Why we do what we do

Studies indicate that the benefits of female economic empowerment are immense both to women and to society. At an individual level, a woman in work not only reaps the financial benefits of paid employment but also becomes more confident and independent. Her self-esteem rises and she becomes a good role model for her children, especially her daughters. At a wider societal level, this UN Women’s report highlights some key benefits of female economic empowerment, citing amongst other things that “when more women work, economies grow”. 

This growth and economic empowerment is the prime objective of Kundakala.

Throughout the world, women’s unemployment remains a core societal issue. It shows up particularly starkly in the two countries where Kundakala is deeply involved.

In India, data from the World Bank illustrates that although women’s employment has always been low to begin with, it has dropped by nearly 11% in the last fifteen years. This indicates that there are millions of women who are out of the workforce and unable to work for a variety of reasons.

In the UK, data published by the Office of National Statistics states that the unemployment rate in women is 4%. Statistics by the British government note that this rate doubles to 8.1% for women who are classed as British Asian Minority Ethnic and are from Asian, African, and non-white groups. 

In both India and within the ethnic minorities in the UK, the barriers to good, decent paid work are very similar. These tend to be cultural and societal: the lack of skills, education and confidence, and an inability to integrate into the wider community.

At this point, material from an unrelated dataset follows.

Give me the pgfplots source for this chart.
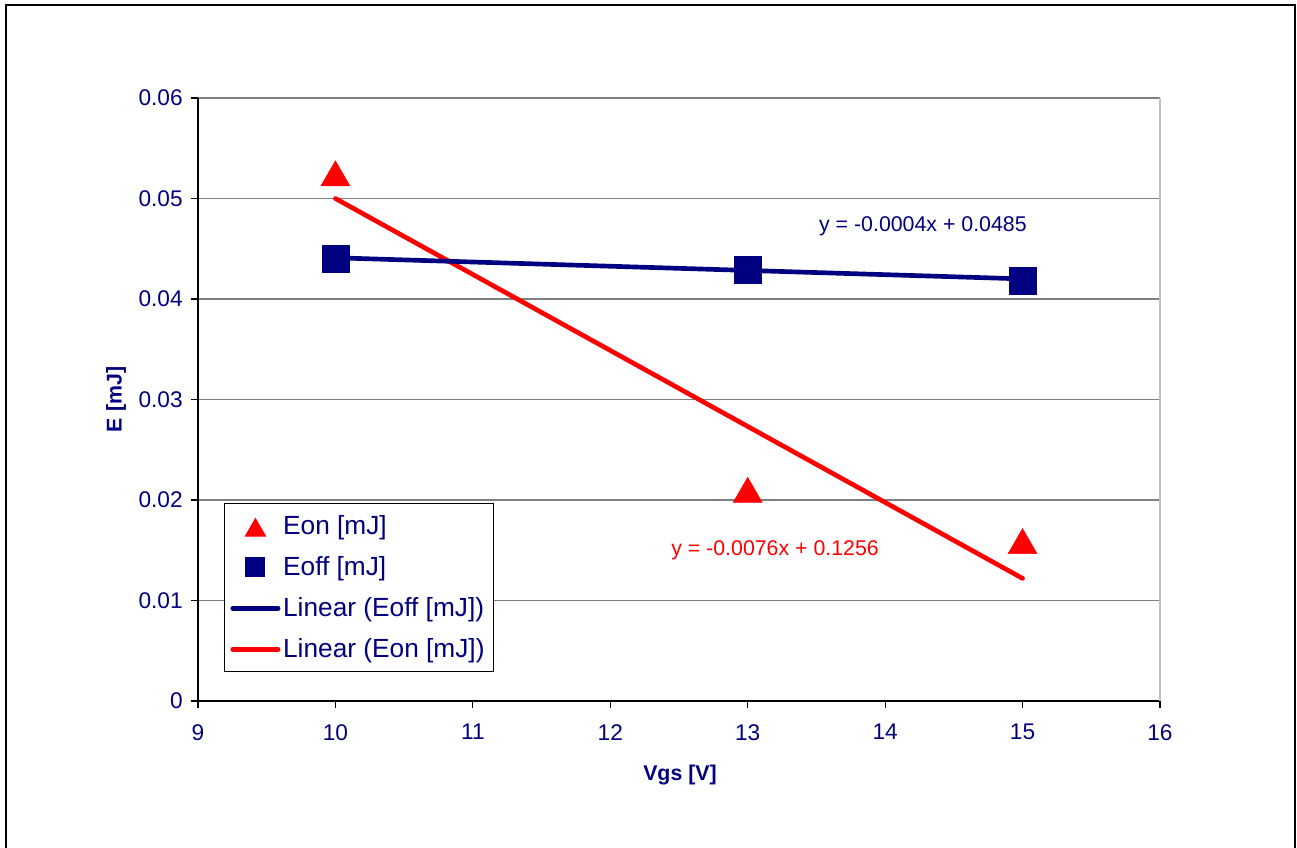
\documentclass[border=0pt]{standalone}
\usepackage{fontspec}
\setmainfont{Liberation Sans}
\usepackage{pgfplots}
\pgfplotsset{compat=1.18}
\definecolor{navy}{RGB}{0,0,128}
\definecolor{gridgray}{RGB}{128,128,128}
\begin{document}
\begin{tikzpicture}
\useasboundingbox (0,0) rectangle (972.75pt,636pt);
\draw[line width=2.2pt] (4.5pt,-20pt) rectangle (971.25pt,632.25pt);
\begin{axis}[
  at={(148.5pt,110.25pt)}, anchor=south west,
  scale only axis, width=721.5pt, height=452.25pt,
  xmin=9, xmax=16, ymin=0, ymax=0.06,
  xtick={9,10,...,16},
  ytick={0,0.01,0.02,0.03,0.04,0.05,0.06},
  yticklabels={0,0.01,0.02,0.03,0.04,0.05,0.06},
  scaled y ticks=false,
  axis x line*=bottom, axis y line*=left,
  axis line style={black, line width=0.8pt, -},
  tick align=outside, major tick length=5pt,
  tick style={black, line width=0.8pt},
  ymajorgrids, grid style={gridgray, line width=0.8pt},
  ticklabel style={font=\fontsize{17}{20}\selectfont, text=navy},
  xticklabel style={yshift=-9pt},
  yticklabel style={xshift=-3pt},
  /pgf/number format/assume math mode=true,
  legend style={at={(rel axis cs:0.027,0.328)}, anchor=north west, draw=black, line width=0.75pt, fill=white,
    font=\fontsize{19.7}{23}\selectfont, text=navy, inner xsep=4.5pt, inner ysep=7pt, row sep=11pt,
    nodes={inner sep=2pt}},
  reverse legend,
  legend cell align=left,
  legend image code/.code={\draw[mark repeat=2,mark phase=2] plot coordinates {(0pt,0pt) (17pt,0pt) (34pt,0pt)};},
  legend image post style={every mark/.append style={scale=0.7}},
  clip=false,
]
\draw[gray!50, line width=0.8pt] (rel axis cs:1,0) -- (rel axis cs:1,1);
\addplot[red, line width=3.5pt, line cap=round] coordinates {(10,0.0500) (15,0.0122)};
\addlegendentry{Linear (Eon [mJ])}
\addplot[navy, line width=3.5pt, line cap=round] coordinates {(10,0.0441) (15,0.0420)};
\addlegendentry{Linear (Eoff [mJ])}
\addplot[only marks, mark=square*, mark size=10.2pt, draw=navy, fill=navy] coordinates {(10,0.0440) (13,0.0429) (15,0.0418)};
\addlegendentry{Eoff [mJ]}
\addplot[only marks, mark=triangle*, mark size=12.5pt, draw=red, fill=red, mark options={yshift=-3.1pt}] coordinates {(10,0.0525) (13,0.0210) (15,0.0159)};
\addlegendentry{Eon [mJ]}
\node[font=\fontsize{16}{18}\selectfont, text=navy] at (axis cs:14.275,0.04726) {y = -0.0004x + 0.0485};
\node[font=\fontsize{16}{18}\selectfont, text=red] at (axis cs:13.199,0.01502) {y = -0.0076x + 0.1256};
\end{axis}
\node[font=\bfseries\fontsize{16}{19}\selectfont, text=navy] at (510pt,54.75pt) {Vgs [V]};
\node[rotate=90, font=\bfseries\fontsize{16}{19}\selectfont, text=navy] at (87pt,336.4pt) {E [mJ]};
\end{tikzpicture}
\end{document}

Kundakala seeks to help women overcome these barriers and give them a chance to secure decent paid work on their own terms.

I don’t fear hard work and I have been working with Kunda Kirloskar’s family for a very long time. When Kunda Vahini and Poornima gave me the opportunity to work with them on Kundakala I was thrilled. Now I help Poornima do the logistics and quality control of all our products. I always felt being illiterate would hold me back, but today I can liaise with couriers and suppliers with confidence.